Skip all pictures. Write out the data below from its first line through the line that contains "const PHI_MAX = 1.048;".

◆ Entries
------------------------------------

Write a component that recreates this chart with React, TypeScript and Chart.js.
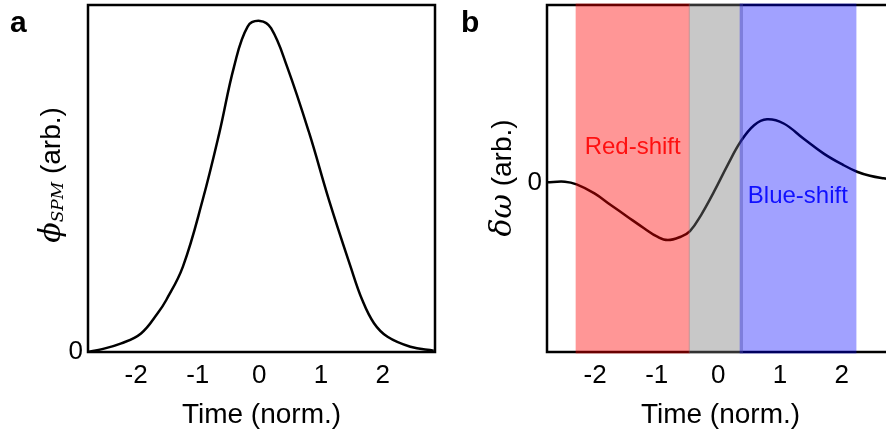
import React, { useEffect, useRef } from "react";
import { Chart, registerables } from "chart.js";

Chart.register(...registerables);

// Shared time axis
const TIME_MIN = -2.78;
const TIME_MAX = 2.85;
const TIME_TICKS = [-2, -1, 0, 1, 2];

// Panel a: self-phase-modulation phase vs time
const TIME_A = [-2.78, -2.57, -2.24, -1.92, -1.65, -1.51, -1.24, -0.92, -0.65, -0.41, -0.19, 0.01, 0.19, 0.45, 0.81, 1.13, 1.48, 1.67, 1.86, 2.08, 2.45, 2.83];
const PHI_SPM = [0, 0.008, 0.026, 0.056, 0.117, 0.157, 0.258, 0.459, 0.661, 0.862, 0.983, 1.0, 0.978, 0.862, 0.661, 0.459, 0.258, 0.157, 0.087, 0.046, 0.016, 0.004];
const PHI_MAX = 1.048;

// Panel b: instantaneous frequency shift vs time
const TIME_B = [-2.79, -2.49, -2.3, -2.01, -1.74, -1.47, -1.2, -0.99, -0.82, -0.61, -0.46, -0.28, -0.07, 0.15, 0.36, 0.58, 0.79, 1.06, 1.38, 1.71, 2.03, 2.25, 2.46, 2.68, 2.86];
const DELTA_OMEGA = [0.002, 0.006, -0.01, -0.063, -0.133, -0.202, -0.27, -0.319, -0.339, -0.319, -0.286, -0.191, -0.053, 0.104, 0.242, 0.34, 0.375, 0.35, 0.261, 0.172, 0.104, 0.065, 0.041, 0.026, 0.018];
const DW_MIN = -1;
const DW_MAX = 1.05;

// Shaded regions of panel b (time ranges)
const BAND_START = [-2.315, -0.48, 0.346];
const BAND_END = [-0.465, 0.4, 2.24];
const BAND_FILLS = ["rgba(255,0,0,0.41)", "rgba(122,122,122,0.41)", "rgba(0,0,255,0.37)"];

// Region labels in data coordinates
const REGION_TEXT = ["Red-shift", "Blue-shift"];
const REGION_T = [-1.39, 1.29];
const REGION_V = [0.207, -0.083];
const REGION_COLORS = ["#ff1010", "#1010ff"];

const SANS = '"Liberation Sans", Arial, sans-serif';
const SERIF = '"DejaVu Serif", "Liberation Serif", serif';

type Seg = { text: string; font: string; dy?: number };

function drawRotatedTitle(ctx: CanvasRenderingContext2D, cx: number, cy: number, segs: Seg[]) {
  ctx.save();
  ctx.translate(cx, cy);
  ctx.rotate(-Math.PI / 2);
  ctx.fillStyle = "#000";
  ctx.textBaseline = "middle";
  ctx.textAlign = "left";
  let total = 0;
  const widths = segs.map((s) => {
    ctx.font = s.font;
    const w = ctx.measureText(s.text).width;
    total += w;
    return w;
  });
  let x = -total / 2;
  segs.forEach((s, i) => {
    ctx.font = s.font;
    ctx.fillText(s.text, x, s.dy || 0);
    x += widths[i];
  });
  ctx.restore();
}

const framePlugin = {
  id: "frame",
  beforeDatasetsDraw(chart: any) {
    const { ctx, chartArea: a } = chart;
    ctx.save();
    ctx.strokeStyle = "#000";
    ctx.lineWidth = 2.5;
    ctx.strokeRect(a.left, a.top, a.right - a.left, a.bottom - a.top);
    ctx.restore();
  },
};

function baseOptions(yMin: number, yMax: number, yAxisWidth: number, rightPad: number) {
  return {
    responsive: false,
    animation: false,
    events: [],
    layout: { padding: { left: 0, right: rightPad, top: 5, bottom: 0 } },
    plugins: { legend: { display: false }, tooltip: { enabled: false } },
    scales: {
      x: {
        type: "linear",
        min: TIME_MIN,
        max: TIME_MAX,
        grid: { display: false, drawTicks: false },
        border: { display: false },
        afterBuildTicks: (s: any) => {
          s.ticks = TIME_TICKS.map((v) => ({ value: v }));
        },
        afterFit: (s: any) => {
          s.height = 83;
          s.paddingLeft = 0;
          s.paddingRight = 0;
        },
        ticks: {
          autoSkip: false,
          maxRotation: 0,
          padding: 8,
          color: "#000",
          font: { family: SANS, size: 26 },
          callback: (v: any) => String(v),
        },
        title: {
          display: true,
          text: "Time (norm.)",
          color: "#000",
          font: { family: SANS, size: 28 },
          padding: { top: 0, bottom: 3 },
        },
      },
      y: {
        type: "linear",
        min: yMin,
        max: yMax,
        grid: { display: false, drawTicks: false },
        border: { display: false },
        afterBuildTicks: (s: any) => {
          s.ticks = [{ value: 0 }];
        },
        afterFit: (s: any) => {
          s.width = yAxisWidth;
          s.paddingTop = 0;
          s.paddingBottom = 0;
        },
        ticks: {
          padding: 5,
          color: "#000",
          font: { family: SANS, size: 26 },
          callback: (v: any) => String(v),
        },
      },
    },
  };
}

export default function App() {
  const refA = useRef<HTMLCanvasElement>(null);
  const refB = useRef<HTMLCanvasElement>(null);

  useEffect(() => {
    const labelA = {
      id: "labelsA",
      afterDraw(chart: any) {
        const ctx = chart.ctx;
        ctx.save();
        ctx.fillStyle = "#000";
        ctx.font = `bold 30px ${SANS}`;
        ctx.textBaseline = "alphabetic";
        ctx.textAlign = "left";
        ctx.fillText("a", 10, 32);
        ctx.restore();
        drawRotatedTitle(ctx, 52, 175, [
          { text: "ϕ", font: `italic 30px ${SERIF}` },
          { text: "SPM", font: `italic 17px ${SERIF}`, dy: 7 },
          { text: " (arb.)", font: `28px ${SANS}` },
        ]);
      },
    };

    const chartA = new Chart(refA.current as HTMLCanvasElement, {
      type: "line",
      data: {
        datasets: [
          {
            data: TIME_A.map((t, i) => ({ x: t, y: PHI_SPM[i] })),
            borderColor: "#000",
            borderWidth: 2.5,
            pointRadius: 0,
            tension: 0.4,
            fill: false,
          },
        ],
      },
      options: baseOptions(0, PHI_MAX, 88, 5) as any,
      plugins: [framePlugin, labelA],
    });

    const bandsB = {
      id: "bandsB",
      afterDatasetsDraw(chart: any) {
        const { ctx, chartArea: a, scales } = chart;
        ctx.save();
        BAND_START.forEach((s, i) => {
          const x1 = scales.x.getPixelForValue(s);
          const x2 = scales.x.getPixelForValue(BAND_END[i]);
          ctx.fillStyle = BAND_FILLS[i];
          ctx.fillRect(x1, a.top - 1.5, x2 - x1, a.bottom - a.top + 3);
        });
        ctx.font = `24px ${SANS}`;
        ctx.textAlign = "center";
        ctx.textBaseline = "middle";
        REGION_TEXT.forEach((txt, i) => {
          ctx.fillStyle = REGION_COLORS[i];
          ctx.fillText(txt, scales.x.getPixelForValue(REGION_T[i]), scales.y.getPixelForValue(REGION_V[i]));
        });
        ctx.restore();
      },
      afterDraw(chart: any) {
        const ctx = chart.ctx;
        ctx.save();
        ctx.fillStyle = "#000";
        ctx.font = `bold 30px ${SANS}`;
        ctx.textBaseline = "alphabetic";
        ctx.textAlign = "left";
        ctx.fillText("b", 21, 32);
        ctx.restore();
        drawRotatedTitle(ctx, 63, 178, [
          { text: "δω", font: `italic 30px ${SERIF}` },
          { text: " (arb.)", font: `28px ${SANS}` },
        ]);
      },
    };

    const chartB = new Chart(refB.current as HTMLCanvasElement, {
      type: "line",
      data: {
        datasets: [
          {
            data: TIME_B.map((t, i) => ({ x: t, y: DELTA_OMEGA[i] })),
            borderColor: "#000",
            borderWidth: 2.5,
            pointRadius: 0,
            tension: 0.4,
            fill: false,
          },
        ],
      },
      options: baseOptions(DW_MIN, DW_MAX, 107, 6) as any,
      plugins: [framePlugin, bandsB],
    });

    return () => {
      chartA.destroy();
      chartB.destroy();
    };
  }, []);

  return (
    <div
      style={{
        position: "absolute",
        left: 0,
        top: 0,
        width: 886,
        height: 435,
        overflow: "hidden",
        background: "#fff",
      }}
    >
      <canvas
        ref={refA}
        width={440}
        height={435}
        style={{ position: "absolute", left: 0, top: 0, width: 440, height: 435 }}
      />
      <canvas
        ref={refB}
        width={460}
        height={435}
        style={{ position: "absolute", left: 440, top: 0, width: 460, height: 435 }}
      />
    </div>
  );
}
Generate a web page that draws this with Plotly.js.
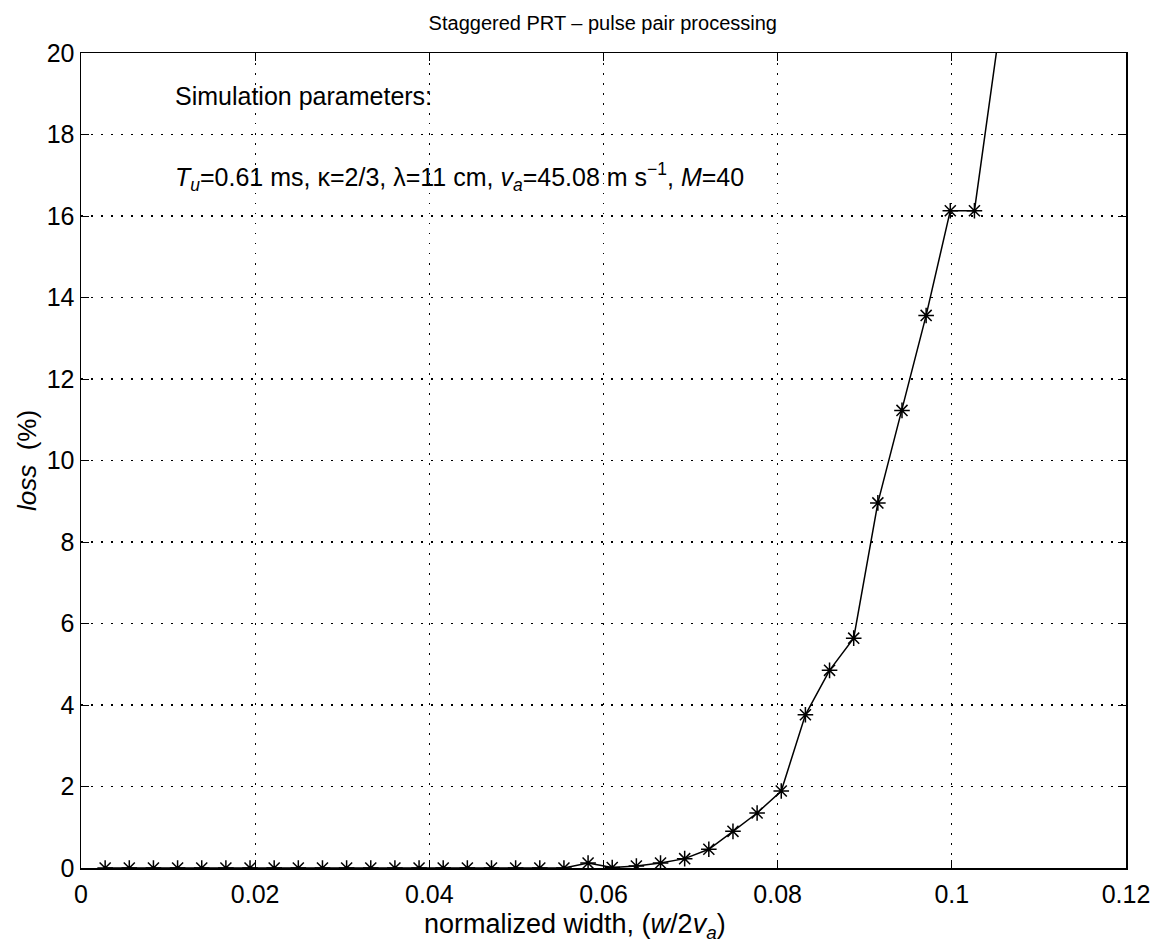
<!DOCTYPE html>
<html>
<head>
<meta charset="utf-8">
<script src="https://cdn.plot.ly/plotly-3.0.1.min.js"></script>
<style>html,body{margin:0;padding:0;background:#fff;}#chart{width:1157px;height:949px;}</style>
</head>
<body>
<div id="chart"></div>
<script>
// Sample index i (spectrum width w = 0.25*i m/s), normalized by 2*va
const va = 45.08;
const widthIndex = [1,2,3,4,5,6,7,8,9,10,11,12,13,14,15,16,17,18,19,20,21,22,23,24,25,26,27,28,29,30,31,32,33,34,35,36,37,38];
const normalizedWidth = widthIndex.map(i => i * 0.25 / (2 * va));
const lossPercent = [0,0,0,0,0,0,0,0,0,0,0,0,0,0,0,0,0,0,0,0,
  0.12,0.01,0.05,0.12,0.23,0.46,0.90,1.35,1.89,3.76,4.85,5.64,8.96,11.23,13.56,16.13,16.13,20.4];
const xTicks = [0,0.02,0.04,0.06,0.08,0.1,0.12];
const yTicks = [0,2,4,6,8,10,12,14,16,18,20];

const fontFam = '"Liberation Sans", Arial, Helvetica, sans-serif';

const trace = {
  x: normalizedWidth,
  y: lossPercent,
  type: 'scatter',
  mode: 'lines+markers',
  line: {color: '#000', width: 1.5},
  marker: {symbol: 'asterisk-open', size: 13, color: '#000', line: {color: '#000', width: 1.5}},
  cliponaxis: true,
  showlegend: false
};

const axisCommon = {
  showline: true, linecolor: '#000', linewidth: 1.5, mirror: 'allticks',
  ticks: 'inside', ticklen: 8, tickcolor: '#000', tickwidth: 1,
  showgrid: true, gridcolor: '#000', gridwidth: 1.2, griddash: '1.5px,8.5px',
  zeroline: false,
  tickfont: {family: fontFam, size: 25, color: '#000'}
};

const layout = {
  width: 1157, height: 949,
  margin: {l: 81, r: 31, t: 53, b: 81},
  paper_bgcolor: '#fff', plot_bgcolor: '#fff',
  font: {family: fontFam, color: '#000', size: 20},
  title: {text: 'Staggered PRT \u2013 pulse pair processing', font: {family: fontFam, size: 20, color: '#000'},
          x: 0.521, xanchor: 'center', y: 0.976, yanchor: 'middle', yref: 'container'},
  xaxis: Object.assign({}, axisCommon, {
    range: [0, 0.12], tickvals: xTicks, ticktext: xTicks.map(String),
    ticklabelstandoff: 3
  }),
  yaxis: Object.assign({}, axisCommon, {
    range: [0, 20], tickvals: yTicks, ticktext: yTicks.map(String),
    ticklabelstandoff: 0,
    title: {text: '<i>loss</i>  (%)', font: {family: fontFam, size: 26, color: '#000'}, standoff: 2}
  }),
  annotations: [
    {xref: 'paper', yref: 'paper', x: 0.4727, y: -0.0478, xanchor: 'center', yanchor: 'top', showarrow: false,
     text: 'normalized width, (<i>w</i>/2<i>v</i><sub><i>a</i></sub>)', font: {family: fontFam, size: 27, color: '#000'}},
    {xref: 'paper', yref: 'paper', x: 0.088, y: 0.947, xanchor: 'left', yanchor: 'middle', showarrow: false,
     text: 'Simulation parameters:', font: {family: fontFam, size: 25, color: '#000'}},
    {xref: 'paper', yref: 'paper', x: 0.088, y: 0.848, xanchor: 'left', yanchor: 'middle', showarrow: false,
     text: '<i>T</i><sub><i>u</i></sub>=0.61 ms, \u03ba=2/3, \u03bb=11 cm, <i>v</i><sub><i>a</i></sub>=45.08 m s<sup>\u22121</sup>, <i>M</i>=40',
     font: {family: fontFam, size: 25, color: '#000'}}
  ]
};

Plotly.newPlot('chart', [trace], layout, {displayModeBar: false, staticPlot: true});
</script>
</body>
</html>
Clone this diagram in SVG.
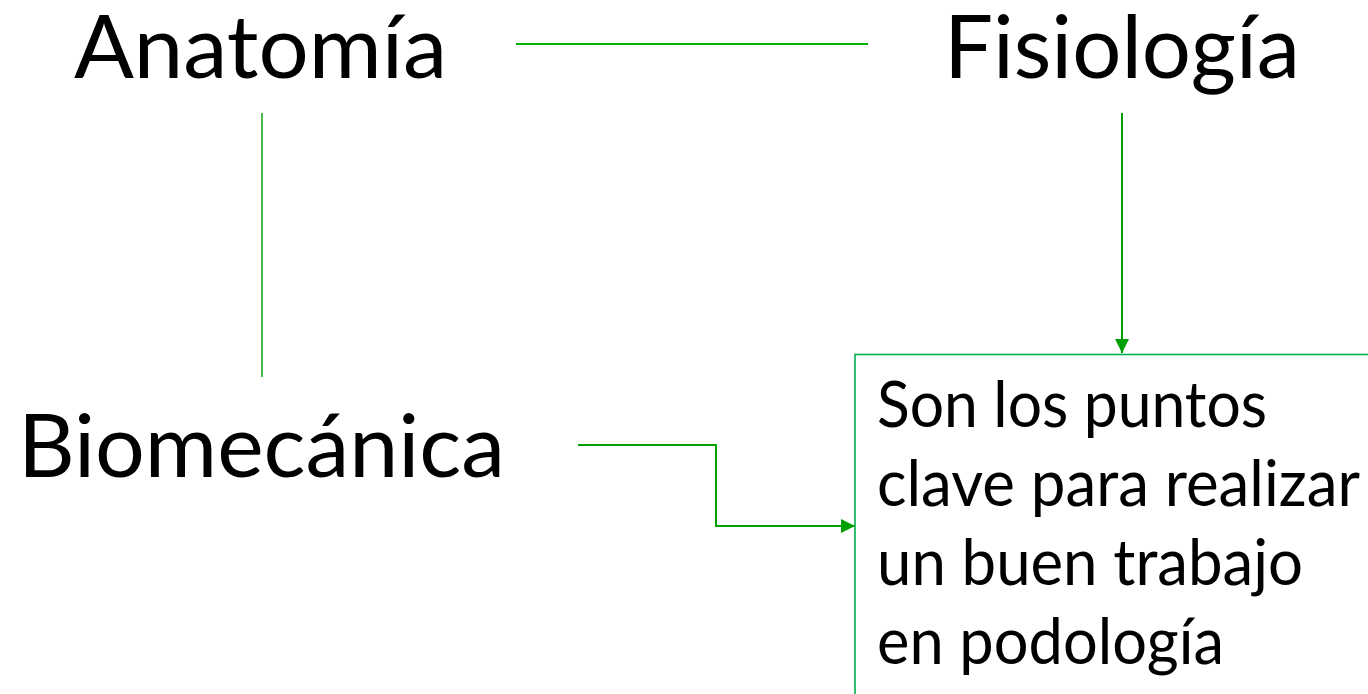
<svg xmlns="http://www.w3.org/2000/svg" width="1368" height="694" viewBox="0 0 1368 694">
<style>
.t{font-family:Lato,"Open Sans","Liberation Sans",sans-serif;fill:#000}
.big{font-size:86.5px}
.mid{font-size:63px}
.c{fill:none;stroke-width:2}
</style>
<defs>
<marker id="ah" viewBox="0 0 10 10" refX="10" refY="5" markerWidth="15" markerHeight="14" markerUnits="userSpaceOnUse" orient="auto">
<path d="M0,0 L10,5 L0,10 Z" fill="#00a000"/>
</marker>
</defs>
<rect width="1368" height="694" fill="#fff"/>
<g id="connectors">
<line x1="516" y1="44" x2="868" y2="44" class="c" stroke="#00b000" stroke-width="1.6"/>
<line x1="262" y1="113" x2="262" y2="377" class="c" stroke="#4cb84c" stroke-width="1.6"/>
<line x1="1122" y1="113" x2="1122" y2="353" class="c" stroke="#00a000" marker-end="url(#ah)"/>
<polyline points="578,445 716,445 716,526 855,526" class="c" stroke="#00a000" marker-end="url(#ah)"/>
</g>
<g id="anatomia"><text class="t big" x="74" y="78" textLength="373" lengthAdjust="spacingAndGlyphs">Anatomía</text></g>
<g id="fisiologia"><text class="t big" x="944" y="78" textLength="356" lengthAdjust="spacingAndGlyphs">Fisiología</text></g>
<g id="biomecanica"><text class="t big" x="18" y="477" textLength="487" lengthAdjust="spacingAndGlyphs">Biomecánica</text></g>
<g id="box">
<rect x="855" y="354.5" width="520" height="350" fill="none" stroke="#00b050" stroke-width="1.6"/>
<text class="t mid" x="877" y="427" textLength="390" lengthAdjust="spacingAndGlyphs">Son los puntos</text>
<text class="t mid" x="877" y="506" textLength="483" lengthAdjust="spacingAndGlyphs">clave para realizar</text>
<text class="t mid" x="877" y="585" textLength="426" lengthAdjust="spacingAndGlyphs">un buen trabajo</text>
<text class="t mid" x="877" y="664" textLength="347" lengthAdjust="spacingAndGlyphs">en podología</text>
</g>
</svg>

------------------------------------

◆ Full solution
Write a component that recreates this chart with React, TypeScript and Chart.js.
import React, { useEffect, useRef } from "react";
import { Chart, registerables } from "chart.js";

Chart.register(...registerables);

// Shared time axis
const TIME_MIN = -2.78;
const TIME_MAX = 2.85;
const TIME_TICKS = [-2, -1, 0, 1, 2];

// Panel a: self-phase-modulation phase vs time
const TIME_A = [-2.78, -2.57, -2.24, -1.92, -1.65, -1.51, -1.24, -0.92, -0.65, -0.41, -0.19, 0.01, 0.19, 0.45, 0.81, 1.13, 1.48, 1.67, 1.86, 2.08, 2.45, 2.83];
const PHI_SPM = [0, 0.008, 0.026, 0.056, 0.117, 0.157, 0.258, 0.459, 0.661, 0.862, 0.983, 1.0, 0.978, 0.862, 0.661, 0.459, 0.258, 0.157, 0.087, 0.046, 0.016, 0.004];
const PHI_MAX = 1.048;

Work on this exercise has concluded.